-- AIM --
Repeat exactly the lines running from the first line of the data to the line containing "W, H = 4121 - 16, 1769 - 16", both ends included, and nothing else; drop the pictures.

▶

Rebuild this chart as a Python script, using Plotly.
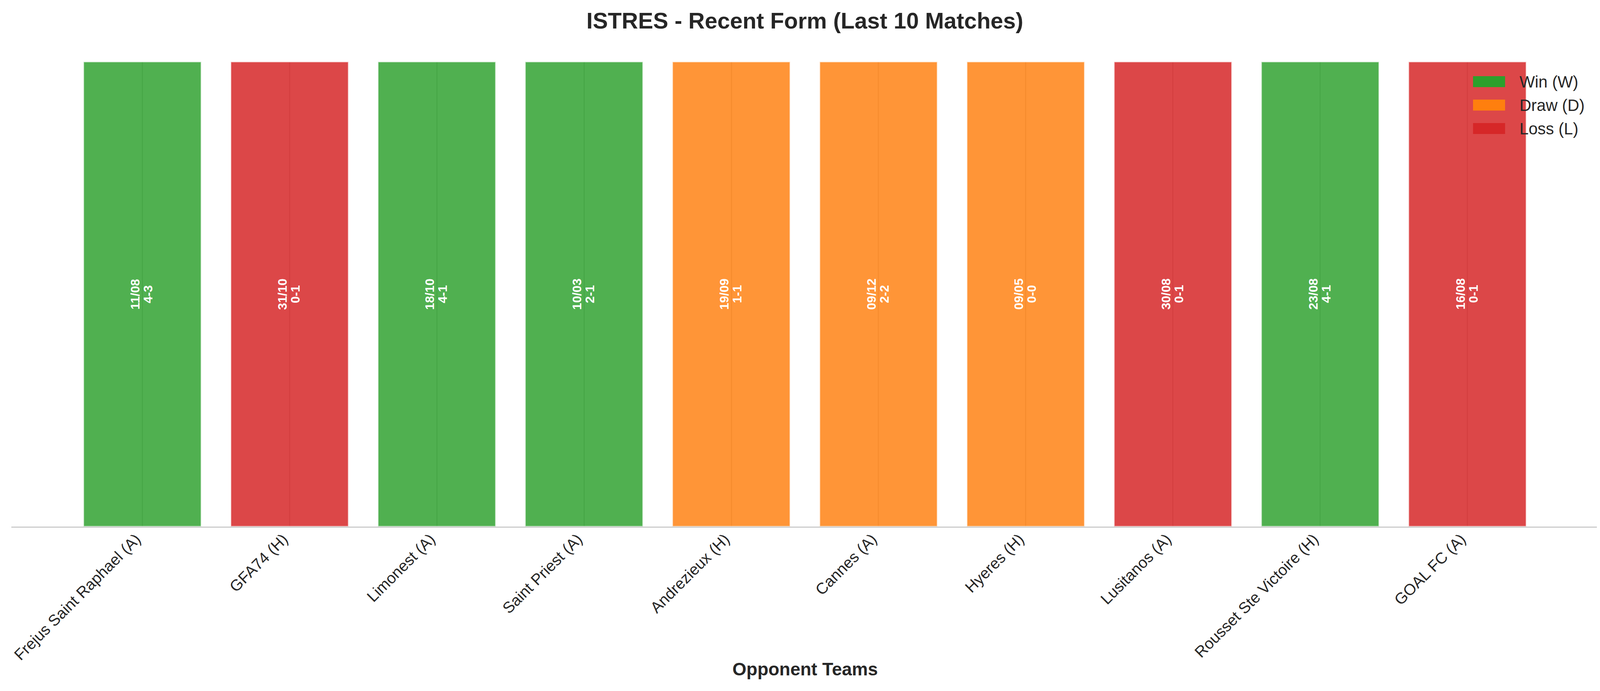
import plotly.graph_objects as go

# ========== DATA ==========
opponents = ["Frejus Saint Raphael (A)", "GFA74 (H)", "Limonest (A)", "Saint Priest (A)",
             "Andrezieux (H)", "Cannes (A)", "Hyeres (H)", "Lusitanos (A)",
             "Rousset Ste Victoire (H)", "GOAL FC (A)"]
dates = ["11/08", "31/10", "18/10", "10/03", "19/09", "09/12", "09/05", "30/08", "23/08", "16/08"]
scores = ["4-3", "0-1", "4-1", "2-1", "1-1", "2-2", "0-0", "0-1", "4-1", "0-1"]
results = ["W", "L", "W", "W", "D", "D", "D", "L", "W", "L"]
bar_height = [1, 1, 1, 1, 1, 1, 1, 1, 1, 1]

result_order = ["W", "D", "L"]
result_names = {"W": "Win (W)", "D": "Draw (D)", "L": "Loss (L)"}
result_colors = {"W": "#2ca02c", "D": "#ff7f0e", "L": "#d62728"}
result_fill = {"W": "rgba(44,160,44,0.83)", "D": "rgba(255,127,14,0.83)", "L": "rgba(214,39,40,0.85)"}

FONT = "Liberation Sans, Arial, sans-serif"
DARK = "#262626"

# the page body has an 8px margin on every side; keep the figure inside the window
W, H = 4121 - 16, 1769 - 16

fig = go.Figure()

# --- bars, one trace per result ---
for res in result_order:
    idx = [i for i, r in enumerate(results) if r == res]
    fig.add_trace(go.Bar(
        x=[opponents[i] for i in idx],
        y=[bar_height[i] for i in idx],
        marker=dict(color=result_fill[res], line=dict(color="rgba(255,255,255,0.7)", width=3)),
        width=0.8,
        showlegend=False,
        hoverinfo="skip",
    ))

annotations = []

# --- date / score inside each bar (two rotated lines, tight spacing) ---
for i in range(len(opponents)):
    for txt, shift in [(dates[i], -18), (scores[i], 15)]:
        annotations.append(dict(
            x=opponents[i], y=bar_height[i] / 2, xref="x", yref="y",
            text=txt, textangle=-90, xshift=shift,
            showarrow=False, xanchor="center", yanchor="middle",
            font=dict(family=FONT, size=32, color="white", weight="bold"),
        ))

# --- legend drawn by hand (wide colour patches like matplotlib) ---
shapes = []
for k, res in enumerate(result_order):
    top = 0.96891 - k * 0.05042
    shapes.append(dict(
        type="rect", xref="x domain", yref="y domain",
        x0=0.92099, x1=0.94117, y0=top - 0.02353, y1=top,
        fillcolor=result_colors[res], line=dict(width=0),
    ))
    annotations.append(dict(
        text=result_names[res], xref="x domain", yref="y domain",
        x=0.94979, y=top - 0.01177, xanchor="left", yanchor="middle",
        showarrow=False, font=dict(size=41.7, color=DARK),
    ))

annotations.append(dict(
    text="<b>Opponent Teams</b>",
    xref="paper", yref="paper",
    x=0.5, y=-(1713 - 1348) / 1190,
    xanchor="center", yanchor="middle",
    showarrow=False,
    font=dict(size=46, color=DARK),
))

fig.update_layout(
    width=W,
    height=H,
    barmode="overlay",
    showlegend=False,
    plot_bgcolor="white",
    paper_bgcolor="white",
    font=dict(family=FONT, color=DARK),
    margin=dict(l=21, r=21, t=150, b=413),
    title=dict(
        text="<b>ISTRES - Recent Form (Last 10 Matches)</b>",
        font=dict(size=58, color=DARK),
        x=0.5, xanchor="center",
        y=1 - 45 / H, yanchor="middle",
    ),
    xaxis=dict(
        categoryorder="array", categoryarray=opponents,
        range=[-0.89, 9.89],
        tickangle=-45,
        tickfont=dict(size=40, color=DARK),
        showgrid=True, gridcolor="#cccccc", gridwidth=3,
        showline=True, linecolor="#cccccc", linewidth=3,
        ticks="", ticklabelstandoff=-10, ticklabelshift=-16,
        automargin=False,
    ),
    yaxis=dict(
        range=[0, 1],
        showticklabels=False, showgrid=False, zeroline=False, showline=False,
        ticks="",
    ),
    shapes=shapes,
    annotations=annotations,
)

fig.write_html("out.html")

◀

-- FULL ANSWER --
Rebuild this chart as a Python script, using Plotly.
import plotly.graph_objects as go

# ========== DATA ==========
opponents = ["Frejus Saint Raphael (A)", "GFA74 (H)", "Limonest (A)", "Saint Priest (A)",
             "Andrezieux (H)", "Cannes (A)", "Hyeres (H)", "Lusitanos (A)",
             "Rousset Ste Victoire (H)", "GOAL FC (A)"]
dates = ["11/08", "31/10", "18/10", "10/03", "19/09", "09/12", "09/05", "30/08", "23/08", "16/08"]
scores = ["4-3", "0-1", "4-1", "2-1", "1-1", "2-2", "0-0", "0-1", "4-1", "0-1"]
results = ["W", "L", "W", "W", "D", "D", "D", "L", "W", "L"]
bar_height = [1, 1, 1, 1, 1, 1, 1, 1, 1, 1]

result_order = ["W", "D", "L"]
result_names = {"W": "Win (W)", "D": "Draw (D)", "L": "Loss (L)"}
result_colors = {"W": "#2ca02c", "D": "#ff7f0e", "L": "#d62728"}
result_fill = {"W": "rgba(44,160,44,0.83)", "D": "rgba(255,127,14,0.83)", "L": "rgba(214,39,40,0.85)"}

FONT = "Liberation Sans, Arial, sans-serif"
DARK = "#262626"

# the page body has an 8px margin on every side; keep the figure inside the window
W, H = 4121 - 16, 1769 - 16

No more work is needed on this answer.